Magnetoplasmonic isolators based on graphene waveguide ring resonators

Abstract

Nanoscale optical isolators are crucial for nanophotonic, quantum-optical, and optoelectronic applications and have attracted considerable attention recently. The application of external magnetic fields is the standard way for creating nonreciprocity as the basis for optical isolation. However, the magneto-optical response is usually small, thus it should be enhanced to create strong enough nonreciprocity for high-contrast isolation. We demonstrate that a graphene waveguide ring resonator allows a nanoscale platform for a high-contrast optical isolator.

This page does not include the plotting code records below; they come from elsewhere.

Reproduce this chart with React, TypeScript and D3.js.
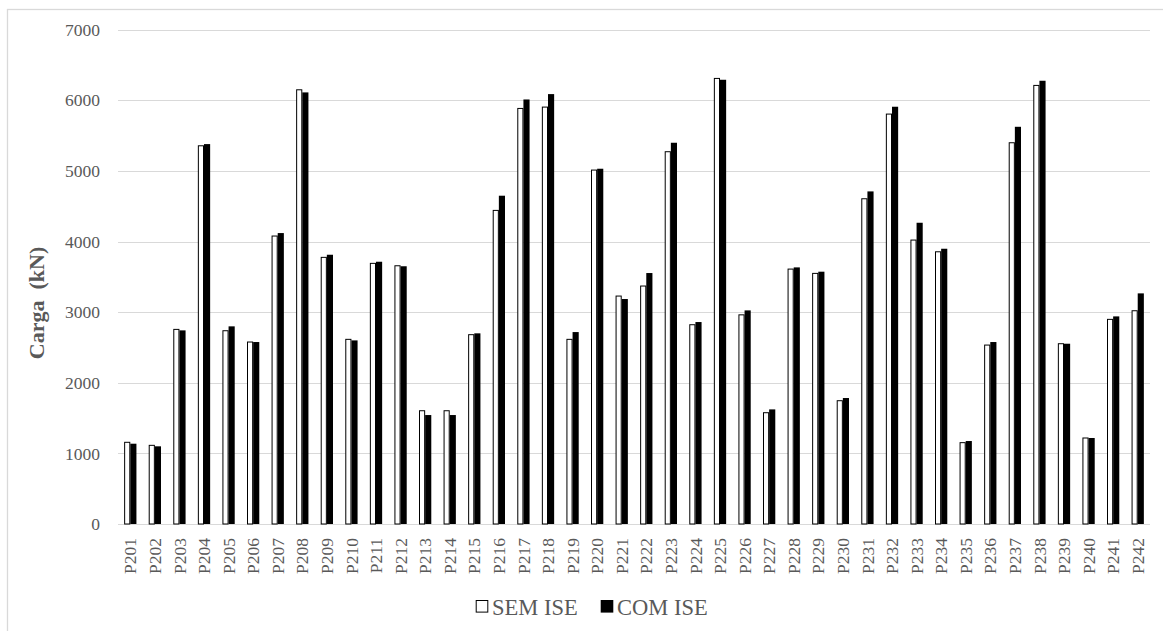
import React from "react";
import * as d3 from "d3";

const categories = [
  "P201","P202","P203","P204","P205","P206","P207","P208","P209","P210",
  "P211","P212","P213","P214","P215","P216","P217","P218","P219","P220",
  "P221","P222","P223","P224","P225","P226","P227","P228","P229","P230",
  "P231","P232","P233","P234","P235","P236","P237","P238","P239","P240",
  "P241","P242",
];

const semISE = [
  1157, 1114, 2756, 5356, 2737, 2577, 4078, 6149, 3776, 2615,
  3691, 3657, 1604, 1604, 2681, 4441, 5885, 5904, 2615, 5012,
  3228, 3370, 5272, 2822, 6310, 2962, 1576, 3610, 3549, 1746,
  4606, 5805, 4021, 3855, 1152, 2534, 5399, 6211, 2553, 1218,
  2898, 3020,
];

const comISE = [
  1137, 1100, 2742, 5380, 2799, 2577, 4120, 6112, 3813, 2600,
  3714, 3650, 1543, 1543, 2700, 4649, 6012, 6088, 2718, 5031,
  3186, 3554, 5399, 2860, 6291, 3025, 1623, 3634, 3573, 1784,
  4710, 5909, 4266, 3898, 1175, 2577, 5625, 6277, 2553, 1218,
  2940, 3266,
];

const yTicks = [0, 1000, 2000, 3000, 4000, 5000, 6000, 7000];
const seriesNames = ["SEM ISE", "COM ISE"];

const W = 1163;
const H = 631;
const FONT = "'Liberation Serif', 'Times New Roman', serif";
const GRID = "#d9d9d9";
const TEXT = "#595959";

export default function App() {
  const left = 118;
  const right = 1150;
  const top = 29.7;
  const bottom = 524;

  const x0 = d3
    .scaleBand<string>()
    .domain(categories)
    .range([left, right])
    .paddingInner(0.5)
    .paddingOuter(0.25);
  const x1 = d3
    .scaleBand<string>()
    .domain(seriesNames)
    .range([0, x0.bandwidth()])
    .padding(0);
  const y = d3.scaleLinear().domain([0, 7000]).range([bottom, top]);

  return (
    <svg
      width={W}
      height={H}
      style={{ position: "absolute", left: 0, top: 0, background: "#fff" }}
      fontFamily={FONT}
    >
      <rect x={0} y={0} width={W} height={H} fill="#fff" />
      {/* chart frame */}
      <rect x={7.5} y={9.5} width={W + 10} height={H + 10} fill="none" stroke={GRID} strokeWidth={1.3} />

      {/* gridlines + y labels */}
      {yTicks.map((t) => (
        <g key={t}>
          <line x1={left} x2={right} y1={Math.round(y(t)) + 0.5} y2={Math.round(y(t)) + 0.5} stroke={GRID} strokeWidth={1.2} />
          <text x={100} y={y(t)} dy="0.35em" textAnchor="end" fontSize={17.5} fill={TEXT}>
            {t}
          </text>
        </g>
      ))}

      {/* bars */}
      {categories.map((c, i) => {
        const gx = x0(c)!;
        const sx = gx + x1("SEM ISE")!;
        const cx = gx + x1("COM ISE")!;
        const bw = x1.bandwidth();
        return (
          <g key={c}>
            <rect
              x={sx + 0.5}
              y={y(semISE[i])}
              width={bw - 1}
              height={bottom - y(semISE[i])}
              fill="#fff"
              stroke="#000"
              strokeWidth={1}
            />
            <rect
              x={cx}
              y={y(comISE[i])}
              width={bw}
              height={bottom - y(comISE[i])}
              fill="#000"
            />
          </g>
        );
      })}

      {/* x labels */}
      {categories.map((c) => {
        const cxm = x0(c)! + x0.bandwidth() / 2;
        return (
          <text
            key={"l" + c}
            transform={`translate(${cxm},${538}) rotate(-90)`}
            textAnchor="end"
            dy="0.35em"
            fontSize={17.5}
            fill={TEXT}
          >
            {c}
          </text>
        );
      })}

      {/* y title */}
      <text
        transform={`translate(${36},${303}) rotate(-90)`}
        textAnchor="middle"
        dy="0.35em"
        fontSize={22}
        fontWeight="bold"
        fill={TEXT}
        style={{ whiteSpace: "pre" }}
      >
        {"Carga  (kN)"}
      </text>

      {/* legend */}
      <g>
        <rect x={476.2} y={600.5} width={11.6} height={11.6} fill="#fff" stroke="#000" strokeWidth={1} />
        <text x={492} y={615} fontSize={22.5} fill={TEXT}>{seriesNames[0]}</text>
        <rect x={600.7} y={600} width={12.6} height={12.6} fill="#000" />
        <text x={617} y={615} fontSize={22.5} fill={TEXT}>{seriesNames[1]}</text>
      </g>
    </svg>
  );
}
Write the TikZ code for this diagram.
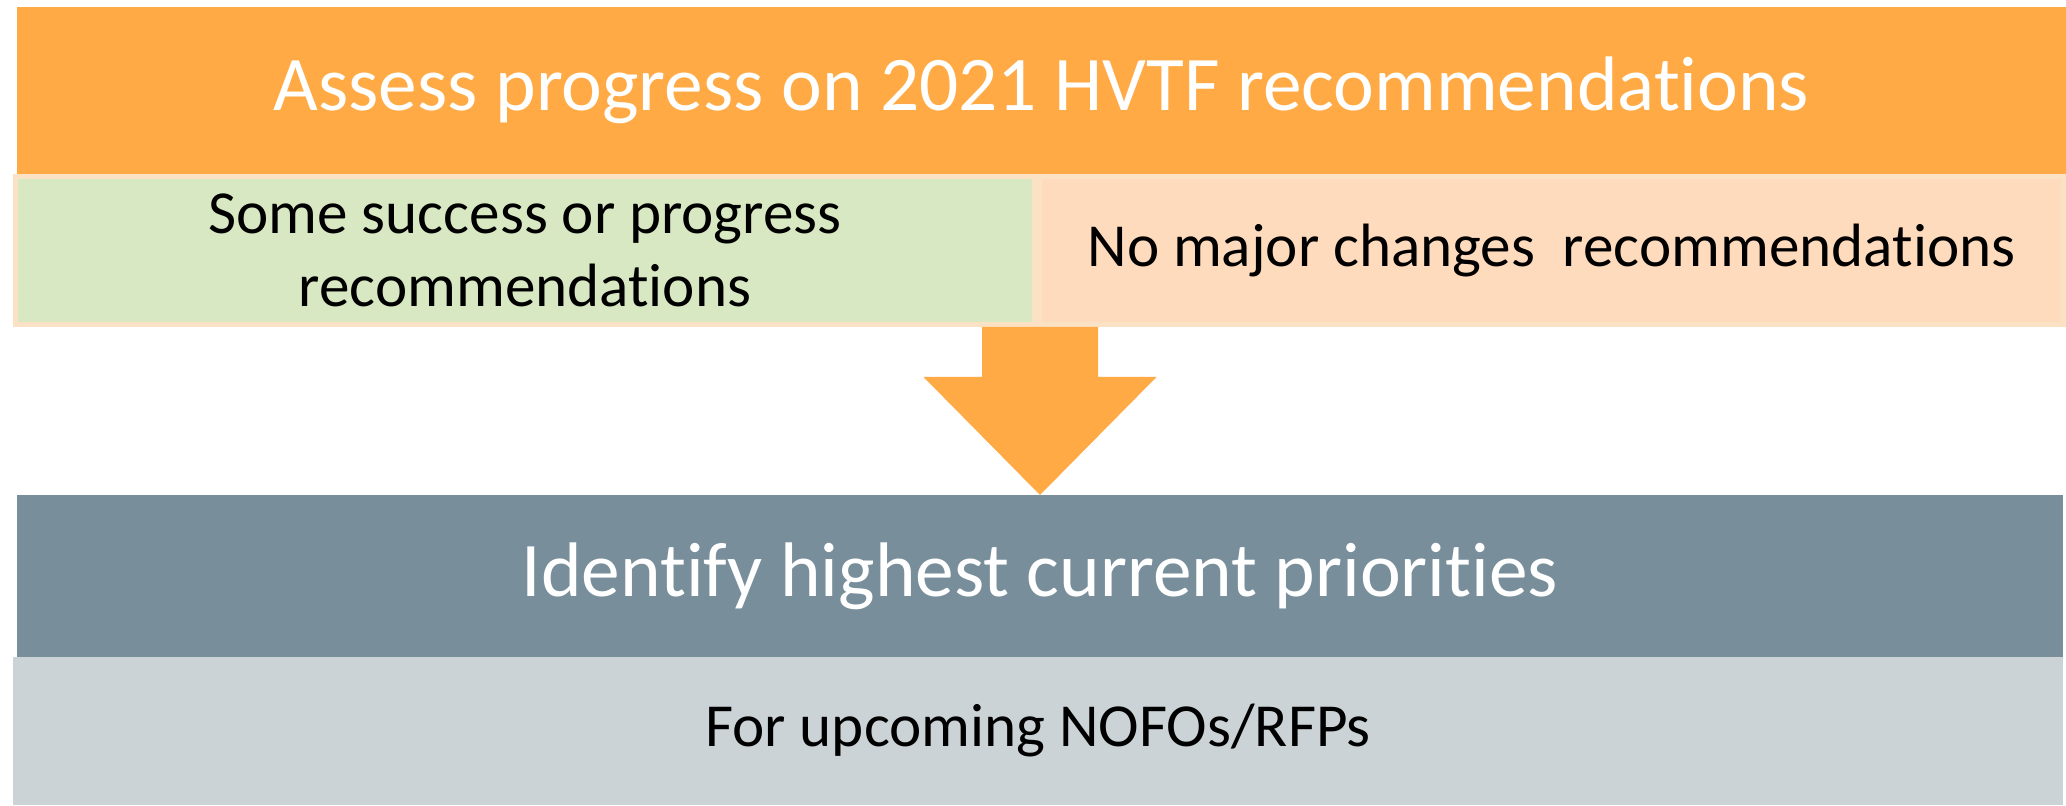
\documentclass[tikz,border=0pt]{standalone}
\usepackage{fontspec}
\setmainfont[Ligatures=NoCommon]{Carlito}
\definecolor{hvorange}{RGB}{255,170,68}
\definecolor{hvgreen}{RGB}{216,232,194}
\definecolor{hvpeach}{RGB}{255,219,190}
\definecolor{hvedge}{RGB}{252,226,196}
\definecolor{hvslate}{RGB}{120,143,155}
\definecolor{hvmist}{RGB}{203,211,215}
\begin{document}
\begin{tikzpicture}[
	bigbar/.style={inner sep=0pt, outer sep=0pt, text=white, font=\fontsize{22}{26}\selectfont},
	smallbox/.style={inner sep=0pt, outer sep=0pt, draw=hvedge, line width=0.5mm, align=center, font=\fontsize{17.4}{20.6}\selectfont}
	]
				\useasboundingbox (0,0) rectangle (20.66,8.05);

				% Assess
				\node[bigbar, fill=hvorange, minimum width=20.49cm, minimum height=1.67cm] (assess) at (10.415,7.145) {Assess progress on 2021 HVTF recommendations};
				\node[smallbox, fill=hvgreen, minimum width=10.19cm, minimum height=1.48cm] (success) at (5.25,5.545) {Some success or progress\\recommendations};
				\node[smallbox, fill=hvpeach, minimum width=10.24cm, minimum height=1.48cm] (nochange) at (15.515,5.545) {No major changes\ \ recommendations};

				% Identify
				\node[bigbar, fill=hvslate, minimum width=20.46cm, minimum height=1.62cm] (identify) at (10.40,2.29) {Identify highest current priorities};
				\node[inner sep=0pt, outer sep=0pt, fill=hvmist, minimum width=20.50cm, minimum height=1.48cm, font=\fontsize{17.4}{20.6}\selectfont] (nofo) at (10.38,0.74) {For upcoming NOFOs/RFPs};

				% Arrow
				\fill[hvorange] (identify.north) -- ++(1.165,1.18) -- ++(-0.585,0) -- ++(0,0.5) -- ++(-1.16,0) -- ++(0,-0.5) -- ++(-0.585,0) -- cycle;
			\end{tikzpicture}
\end{document}
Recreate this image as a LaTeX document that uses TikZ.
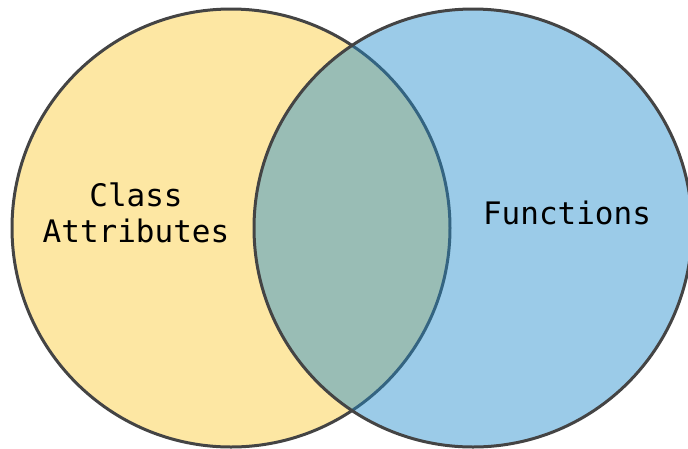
\documentclass[tikz,border=0pt]{standalone}
\usepackage{fontspec}
\setmonofont{DejaVu Sans Mono}
\definecolor{venyellow}{RGB}{253,231,163}
\definecolor{venblue}{RGB}{33,140,205}
\definecolor{venedge}{RGB}{68,68,68}
\begin{document}
\begin{tikzpicture}[x=1pt,y=-1pt,
  setcircle/.style={draw=venedge,line width=3pt},
  label/.style={font=\ttfamily\fontsize{31}{36}\selectfont,align=center,text=black}]
\useasboundingbox (0,0) rectangle (688,448);
\begin{scope}
\clip (0,0) rectangle (688,448);
\path[setcircle,fill=venyellow] (231,228) circle[radius=219];
\path[setcircle,fill=venblue,fill opacity=0.45] (473,228) circle[radius=219];
\end{scope}
\node[label] (cls) at (136,213) {Class\\Attributes};
\node[label] (fun) at (567,213) {Functions};
\end{tikzpicture}
\end{document}
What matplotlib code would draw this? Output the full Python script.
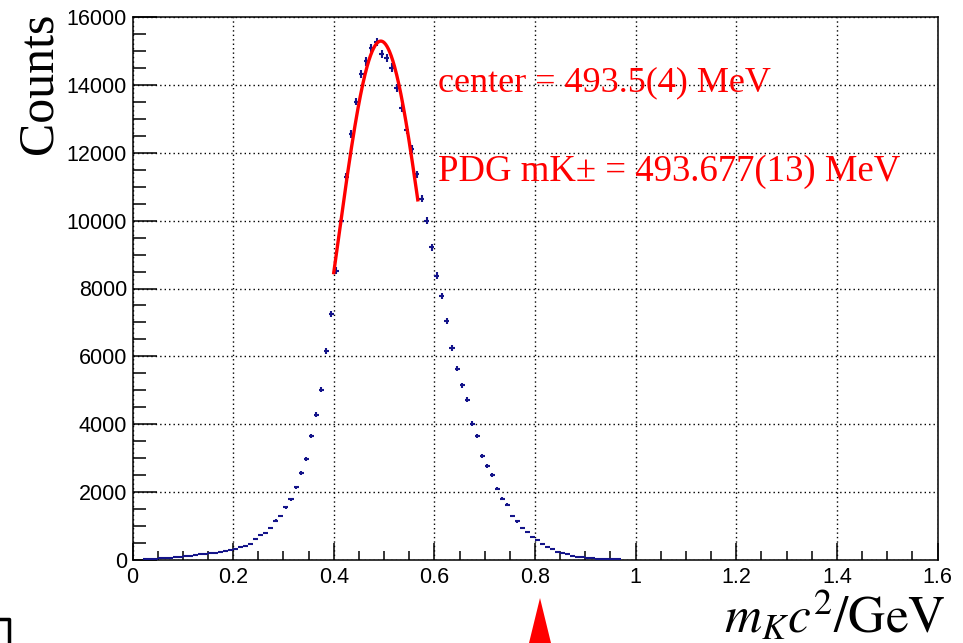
import numpy as np
import matplotlib
matplotlib.use("Agg")
import matplotlib.pyplot as plt
from matplotlib.ticker import MultipleLocator
from matplotlib.patches import Polygon
from matplotlib.lines import Line2D

plt.rcParams["mathtext.fontset"] = "stix"

# kaon mass histogram: 0.01 GeV bins starting at 0.02 GeV
bin_low = 0.02
bin_width = 0.01
counts = [
    25, 30, 35, 45, 55, 70, 80, 95, 115, 130,
    150, 165, 190, 200, 215, 235, 255, 290, 320, 370,
    410, 470, 630, 735, 805, 940, 1160, 1295, 1550, 1795,
    2140, 2570, 2980, 3655, 4285, 5020, 6155, 7255, 8530, 9980,
    11290, 12550, 13510, 14330, 14690, 15080, 15270, 14910, 14800, 14510,
    13900, 13320, 12670, 12110, 11370, 10640, 10000, 9210, 8380, 7765,
    7050, 6245, 5640, 5150, 4725, 4020, 3645, 3060, 2775, 2510,
    2100, 1805, 1630, 1300, 1135, 955, 815, 665, 600, 470,
    395, 325, 250, 215, 170, 130, 100, 80, 55, 45,
    35, 30, 25, 20, 15,
]

# gaussian fit to the peak
fit_amp = 15290
fit_mean = 0.4935
fit_sigma = 0.086
fit_lo, fit_hi = 0.40, 0.567

x_ticks = [0, 0.2, 0.4, 0.6, 0.8, 1.0, 1.2, 1.4, 1.6]
x_tick_labels = ["0", "0.2", "0.4", "0.6", "0.8", "1", "1.2", "1.4", "1.6"]
y_ticks = [0, 2000, 4000, 6000, 8000, 10000, 12000, 14000, 16000]

counts = np.array(counts, dtype=float)
centers = bin_low + bin_width * (np.arange(len(counts)) + 0.5)

fig = plt.figure(figsize=(9.63, 6.43), dpi=100)
ax = fig.add_axes([132.5 / 963, 1 - 560 / 643, 805 / 963, 543 / 643])

navy = "#14148a"
ax.errorbar(centers, counts, xerr=bin_width / 2, yerr=np.sqrt(counts),
            fmt="none", ecolor=navy, elinewidth=1.5, capsize=0, zorder=3)

xf = np.linspace(fit_lo, fit_hi, 200)
yf = fit_amp * np.exp(-0.5 * ((xf - fit_mean) / fit_sigma) ** 2)
ax.plot(xf, yf, color="red", lw=2.4, zorder=4)

ax.text(0.608, 13820, "center = 493.5(4) MeV", color="red",
        family="Liberation Serif", fontsize=26, zorder=5)
ax.text(0.608, 11180, "PDG mK\u00b1 = 493.677(13) MeV", color="red",
        family="Liberation Serif", fontsize=26.5, zorder=5)

ax.set_xlim(0, 1.6)
ax.set_ylim(0, 16000)
ax.set_xticks(x_ticks)
ax.set_xticklabels(x_tick_labels)
ax.set_yticks(y_ticks)
ax.xaxis.set_minor_locator(MultipleLocator(0.05))
ax.yaxis.set_minor_locator(MultipleLocator(500))

ax.grid(True, which="major", color="black", lw=1.0, linestyle=(0, (1, 2.2)))
ax.set_axisbelow(True)

for s in ax.spines.values():
    s.set_linewidth(1.1)

ax.tick_params(axis="both", which="both", direction="in", width=1.1,
               top=False, right=False, labelsize=15.5, colors="black")
ax.tick_params(axis="y", which="major", length=17.3, pad=4)
ax.tick_params(axis="y", which="minor", length=9.5)
ax.tick_params(axis="x", which="major", length=12.3, pad=5)
ax.tick_params(axis="x", which="minor", length=6.5)
for lab in ax.get_xticklabels() + ax.get_yticklabels():
    lab.set_family("Liberation Sans")

# axis titles, ROOT style: aligned to the axis ends
fig.text(51 / 963, 1 - 13 / 643, "Counts", rotation=90, rotation_mode="anchor",
         ha="right", va="baseline", family="Liberation Serif", fontsize=36)
fig.text(946 / 963, 1 - 633 / 643, r"$m_{K}c^{2}/\mathrm{GeV}$",
         ha="right", va="baseline", fontsize=37)

# bits of the surrounding page below the plot
tri = Polygon([[540 / 963, 1 - 598 / 643], [529 / 963, 0], [551 / 963, 0]],
              closed=True, transform=fig.transFigure, color="red", lw=0)
fig.patches.append(tri)
fig.lines.append(Line2D([0, 9 / 963, 9 / 963], [1 - 619 / 643, 1 - 619 / 643, 0],
                        transform=fig.transFigure, color="black", lw=2.5))

fig.savefig("out.png", dpi=100)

Graphene provides strong subwavelength confinement and low loss, therefore large nonreciprocity can be realized for ultracompact high-contrast isolators by plasmon resonance enhancement combined with resonator resonance enhancement. The resonance frequency is widely tunable by controlling the gate voltages of the rolling graphene sheet of a graphene resonator. Manipulation of the waveguide-resonator coupling can be achieved by controlling the gate voltage of the planar graphene sheet. The concept of magnetically biased ultracompact graphene waveguide ring resonators for one-way plasmon flow allows one to tune the operation band over a one-octave-spanning broad frequency range, keeping the contrast higher than 99% and a moderate insertion loss lower than 50%. High performance is achievable by only adjusting both gate voltages of the planar and rolling graphene sheets.